After our initial review of the statement, the exhibits, and the pleadings in the record, we concluded that the record, as reconstructed, was inadequate to enable us to make a meaningful review of the issues presented.

Florida Rule of Appellate Procedure 9.200(f)(2) provides:

If the court finds the record is incomplete, it shall direct a party to supply the omitted parts of the record. No proceeding shall be determined because the record is incomplete until an opportunity to supplement the record has been given.

Following the mandate of this rule, we directed the Beis to submit to the trial court a more complete statement of the proceedings and the Harpers to respond in accordance with Rule 9.200(b)(3). Based on such submissions and the recollection of the trial judge, we ordered the trial court to reconstruct the record as completely as feasible. We relinquished jurisdiction for these purposes.

The trial judge notified this court that the Beis failed to comply with our directions. Thus, he reported that he was unable to compile a more complete record. At this point we resumed jurisdiction.

We start our discussion with two well-known principles. First, that in appellate proceedings the trial court's decision comes to this court clothed with a presumption of correctness. Applegate v. Barnett Bank, 377 So. 2d 1150 (Fla. 1979). Second, that appellant has the burden to submit to the appellate court a record adequate to support the appeal. Wright v. Wright, 431 So. 2d 177 (Fla. 5th DCA 1983). The creation of Rule 9.200(f)(2), which became effective on March 1, 1978, did not abolish the appellant's burden. As the 1977 Advisory Committee and Court's Commentary noted, the purpose of the rule is to assure portions of the record material to a decision will be available to the appellate court.
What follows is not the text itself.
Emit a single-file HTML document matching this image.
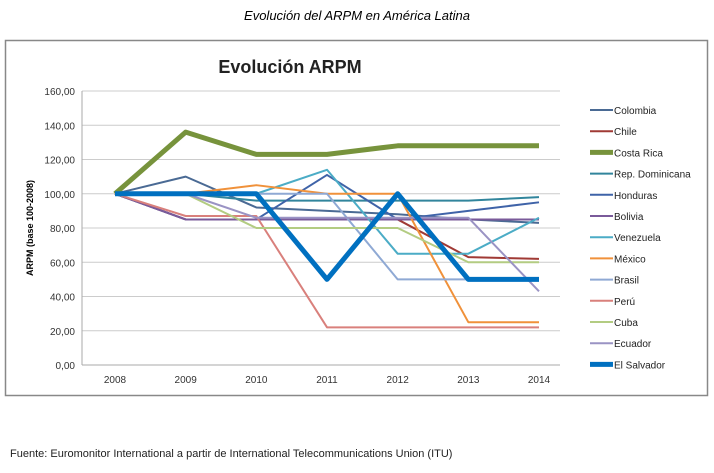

It *915 was not intended to cure inadequacies in the record which are the result of a party's failure to make a record during proceedings in the trial court. Furthermore, a party's failure to supplement the record after notice by an appellate court may be held against that party.

A statement of evidence under Rule 9.200(b)(3) may be substituted for a transcript of the proceedings only when all relevant factual disputes have been settled and the statement of evidence is approved by the trial court. Wright, 431 So.2d at 178. See also Starks v. Starks, 423 So. 2d 452 (Fla. 1st DCA 1982). Although the trial court approved the Beis' statement, it is deficient, because it purports to recite only segments of the trial proceedings. See Starks, 423 So.2d at 453. We are aware that the Harpers did not object to the material incorporated in the statement of evidence. But, on the other hand, the parties neither stipulated that the statement of evidence represented the entire record, nor did the trial court so find. Both of the points on appeal address the sufficiency of the evidence. Since we have not been provided with a record sufficient to review these points, either by transcript or stipulated statement, we cannot say the trial court erred in awarding damages to the Harpers. See Beasley v. Beasley, 463 So. 2d 1248 (Fla. 5th DCA 1985); Gordon v. Burke, 429 So. 2d 36 (Fla. 2d DCA), petition for review denied, 438 So. 2d 832 (Fla. 1983); Starks.

Finally, we think it appropriate to reiterate Judge Boardman's admonition in Gordon. If a case is worthy of litigating, the testimony adduced at trial should be reported and transcribed for the appellate court to have a record for consideration if any appeal is deemed necessary. Id., 429 So.2d at 37.

Affirmed.

FRANK and HALL, JJ., concur.

ON MOTION FOR REHEARING

PER CURIAM.

As reflected in our opinion of July 3, 1985, the trial judge notified this court on May 16, 1985, that appellants Alfred and Theadora Bei failed to submit a more complete statement of evidence. Thus, the trial judge reported that he was unable to compile a more complete record of the proceedings below.

On motion for rehearing appellants assert that they complied with our directions. They contend that they filed with the clerk of the trial court a statement of the evidence on April 17, 1985, pursuant to Florida Rule of Appellate Procedure 9.200(b)(3). Thereafter, on April 30, appellees, Ronald and Gloria Harper, filed objections and amendments to appellants' statement of the evidence. Appellants then filed a response to these objections and proposed amendments on May 14. After this court had resumed jurisdiction a notice was filed by appellees' counsel scheduling a hearing before the trial judge on July 30 concerning both parties' statements of the evidence.

In their motion for rehearing, appellants contend that all statements of the evidence and responses were in the trial court file before May 15 and thus available for settlement and approval. Thus, they argue that the trial judge erred in failing to reconstruct the record prior to his May 16 report.

We deny appellants' motion for rehearing on two grounds. First, the trial judge was correct in his May 16 report. Under Rule 9.200(b)(3) "the statement and any objections or proposed amendments shall be submitted to the lower tribunal for settlement and approval." (Emphasis supplied.) In filing the statements and objections and proposed amendments with the clerk of the trial court, the parties did not comply with Rule 9.200(b)(3).

Second, even if we were persuaded to overlook this procedural irregularity, we think it would be futile to relinquish jurisdiction again to the trial judge for reconstruction of the record. We note that the new statement of the evidence filed by appellants is identical in substance to their *916 original statement. Even assuming the trial judge would disallow the objections and amendments submitted by the appellees, the appellants' statement standing alone if fully accepted would not be sufficient basis for reversal of the trial court's final judgment.

Accordingly, we deny appellants' motion for rehearing. No further motion for rehearing of this denial will be entertained by the court.

SCHEB, A.C.J., and FRANK and HALL, JJ., concur.